> DESCRIPTION OF THE TASK:
Transcribe the whole listing below without changing a word, but leave out every image.

> GIVEN DATA:
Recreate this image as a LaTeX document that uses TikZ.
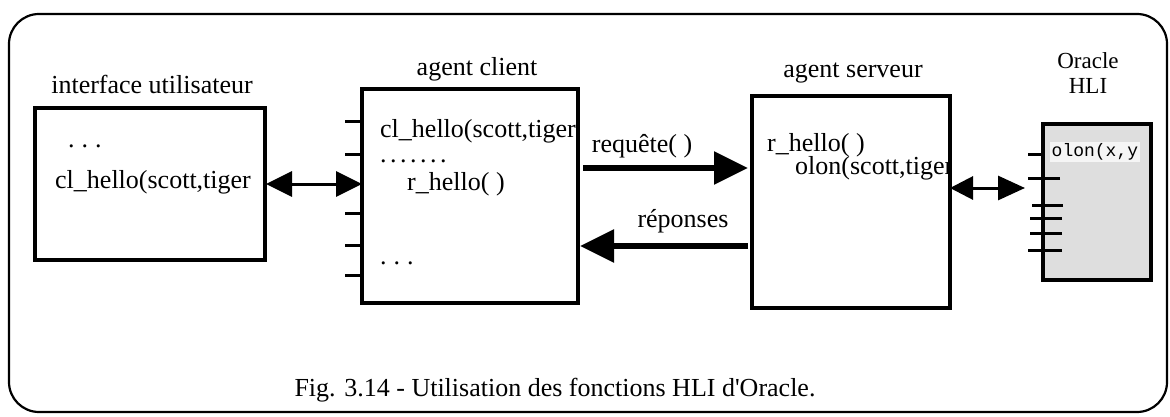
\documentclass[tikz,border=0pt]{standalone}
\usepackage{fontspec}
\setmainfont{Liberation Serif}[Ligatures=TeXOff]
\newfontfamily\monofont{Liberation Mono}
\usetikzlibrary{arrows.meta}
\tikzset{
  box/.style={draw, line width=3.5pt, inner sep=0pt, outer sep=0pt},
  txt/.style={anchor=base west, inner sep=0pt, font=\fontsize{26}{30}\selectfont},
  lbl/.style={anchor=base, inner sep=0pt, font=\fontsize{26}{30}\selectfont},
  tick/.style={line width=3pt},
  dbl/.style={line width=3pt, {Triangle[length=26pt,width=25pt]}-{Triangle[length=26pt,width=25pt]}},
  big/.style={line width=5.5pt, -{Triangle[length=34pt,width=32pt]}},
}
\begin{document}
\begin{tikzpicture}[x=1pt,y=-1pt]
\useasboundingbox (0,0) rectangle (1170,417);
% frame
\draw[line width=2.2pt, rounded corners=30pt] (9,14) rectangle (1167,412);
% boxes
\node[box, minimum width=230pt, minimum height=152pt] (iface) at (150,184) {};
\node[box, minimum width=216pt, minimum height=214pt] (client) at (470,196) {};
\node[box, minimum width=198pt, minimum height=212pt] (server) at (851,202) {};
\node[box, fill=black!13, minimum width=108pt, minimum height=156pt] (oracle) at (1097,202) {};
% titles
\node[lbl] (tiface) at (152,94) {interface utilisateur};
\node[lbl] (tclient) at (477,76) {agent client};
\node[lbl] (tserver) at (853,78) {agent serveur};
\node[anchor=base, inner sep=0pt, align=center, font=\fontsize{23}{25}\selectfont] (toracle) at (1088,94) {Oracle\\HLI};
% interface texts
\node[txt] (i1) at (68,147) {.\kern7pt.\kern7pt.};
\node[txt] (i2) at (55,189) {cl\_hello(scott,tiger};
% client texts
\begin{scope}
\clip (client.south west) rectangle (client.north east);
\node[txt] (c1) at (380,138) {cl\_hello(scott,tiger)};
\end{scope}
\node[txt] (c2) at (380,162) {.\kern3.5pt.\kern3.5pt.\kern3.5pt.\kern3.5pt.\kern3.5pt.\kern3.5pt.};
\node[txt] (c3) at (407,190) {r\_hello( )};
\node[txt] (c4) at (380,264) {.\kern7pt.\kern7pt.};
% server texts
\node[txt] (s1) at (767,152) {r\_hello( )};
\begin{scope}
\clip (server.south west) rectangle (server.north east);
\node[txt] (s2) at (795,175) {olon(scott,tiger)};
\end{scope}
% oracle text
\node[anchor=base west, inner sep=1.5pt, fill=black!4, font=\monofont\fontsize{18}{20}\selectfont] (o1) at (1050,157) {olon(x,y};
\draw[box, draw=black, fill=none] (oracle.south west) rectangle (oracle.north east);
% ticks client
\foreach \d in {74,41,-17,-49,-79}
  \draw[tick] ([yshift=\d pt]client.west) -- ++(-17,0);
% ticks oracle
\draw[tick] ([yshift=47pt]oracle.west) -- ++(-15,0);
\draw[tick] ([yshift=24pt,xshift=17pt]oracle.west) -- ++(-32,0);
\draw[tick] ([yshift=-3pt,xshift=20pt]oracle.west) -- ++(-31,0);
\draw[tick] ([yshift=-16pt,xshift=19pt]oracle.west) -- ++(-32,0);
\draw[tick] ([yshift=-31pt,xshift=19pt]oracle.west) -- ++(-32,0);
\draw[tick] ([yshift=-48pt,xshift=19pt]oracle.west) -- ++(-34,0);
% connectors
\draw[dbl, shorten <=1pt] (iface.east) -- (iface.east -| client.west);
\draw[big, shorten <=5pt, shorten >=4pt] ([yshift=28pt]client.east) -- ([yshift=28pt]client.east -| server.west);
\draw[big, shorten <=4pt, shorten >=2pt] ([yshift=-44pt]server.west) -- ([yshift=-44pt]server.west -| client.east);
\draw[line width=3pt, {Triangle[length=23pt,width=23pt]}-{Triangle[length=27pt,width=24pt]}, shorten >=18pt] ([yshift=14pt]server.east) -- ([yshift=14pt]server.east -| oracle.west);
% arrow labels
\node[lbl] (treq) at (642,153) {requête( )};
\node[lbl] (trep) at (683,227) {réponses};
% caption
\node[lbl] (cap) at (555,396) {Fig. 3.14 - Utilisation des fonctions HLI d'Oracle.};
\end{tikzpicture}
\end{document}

> SOLVED EXERCISE:
Recreate this image as a LaTeX document that uses TikZ.
\documentclass[tikz,border=0pt]{standalone}
\usepackage{fontspec}
\setmainfont{Liberation Serif}[Ligatures=TeXOff]
\newfontfamily\monofont{Liberation Mono}
\usetikzlibrary{arrows.meta}
\tikzset{
  box/.style={draw, line width=3.5pt, inner sep=0pt, outer sep=0pt},
  txt/.style={anchor=base west, inner sep=0pt, font=\fontsize{26}{30}\selectfont},
  lbl/.style={anchor=base, inner sep=0pt, font=\fontsize{26}{30}\selectfont},
  tick/.style={line width=3pt},
  dbl/.style={line width=3pt, {Triangle[length=26pt,width=25pt]}-{Triangle[length=26pt,width=25pt]}},
  big/.style={line width=5.5pt, -{Triangle[length=34pt,width=32pt]}},
}
\begin{document}
\begin{tikzpicture}[x=1pt,y=-1pt]
\useasboundingbox (0,0) rectangle (1170,417);
% frame
\draw[line width=2.2pt, rounded corners=30pt] (9,14) rectangle (1167,412);
% boxes
\node[box, minimum width=230pt, minimum height=152pt] (iface) at (150,184) {};
\node[box, minimum width=216pt, minimum height=214pt] (client) at (470,196) {};
\node[box, minimum width=198pt, minimum height=212pt] (server) at (851,202) {};
\node[box, fill=black!13, minimum width=108pt, minimum height=156pt] (oracle) at (1097,202) {};
% titles
\node[lbl] (tiface) at (152,94) {interface utilisateur};
\node[lbl] (tclient) at (477,76) {agent client};
\node[lbl] (tserver) at (853,78) {agent serveur};
\node[anchor=base, inner sep=0pt, align=center, font=\fontsize{23}{25}\selectfont] (toracle) at (1088,94) {Oracle\\HLI};
% interface texts
\node[txt] (i1) at (68,147) {.\kern7pt.\kern7pt.};
\node[txt] (i2) at (55,189) {cl\_hello(scott,tiger};
% client texts
\begin{scope}
\clip (client.south west) rectangle (client.north east);
\node[txt] (c1) at (380,138) {cl\_hello(scott,tiger)};
\end{scope}
\node[txt] (c2) at (380,162) {.\kern3.5pt.\kern3.5pt.\kern3.5pt.\kern3.5pt.\kern3.5pt.\kern3.5pt.};
\node[txt] (c3) at (407,190) {r\_hello( )};
\node[txt] (c4) at (380,264) {.\kern7pt.\kern7pt.};
% server texts
\node[txt] (s1) at (767,152) {r\_hello( )};
\begin{scope}
\clip (server.south west) rectangle (server.north east);
\node[txt] (s2) at (795,175) {olon(scott,tiger)};
\end{scope}
% oracle text
\node[anchor=base west, inner sep=1.5pt, fill=black!4, font=\monofont\fontsize{18}{20}\selectfont] (o1) at (1050,157) {olon(x,y};
\draw[box, draw=black, fill=none] (oracle.south west) rectangle (oracle.north east);
% ticks client
\foreach \d in {74,41,-17,-49,-79}
  \draw[tick] ([yshift=\d pt]client.west) -- ++(-17,0);
% ticks oracle
\draw[tick] ([yshift=47pt]oracle.west) -- ++(-15,0);
\draw[tick] ([yshift=24pt,xshift=17pt]oracle.west) -- ++(-32,0);
\draw[tick] ([yshift=-3pt,xshift=20pt]oracle.west) -- ++(-31,0);
\draw[tick] ([yshift=-16pt,xshift=19pt]oracle.west) -- ++(-32,0);
\draw[tick] ([yshift=-31pt,xshift=19pt]oracle.west) -- ++(-32,0);
\draw[tick] ([yshift=-48pt,xshift=19pt]oracle.west) -- ++(-34,0);
% connectors
\draw[dbl, shorten <=1pt] (iface.east) -- (iface.east -| client.west);
\draw[big, shorten <=5pt, shorten >=4pt] ([yshift=28pt]client.east) -- ([yshift=28pt]client.east -| server.west);
\draw[big, shorten <=4pt, shorten >=2pt] ([yshift=-44pt]server.west) -- ([yshift=-44pt]server.west -| client.east);
\draw[line width=3pt, {Triangle[length=23pt,width=23pt]}-{Triangle[length=27pt,width=24pt]}, shorten >=18pt] ([yshift=14pt]server.east) -- ([yshift=14pt]server.east -| oracle.west);
% arrow labels
\node[lbl] (treq) at (642,153) {requête( )};
\node[lbl] (trep) at (683,227) {réponses};
% caption
\node[lbl] (cap) at (555,396) {Fig. 3.14 - Utilisation des fonctions HLI d'Oracle.};
\end{tikzpicture}
\end{document}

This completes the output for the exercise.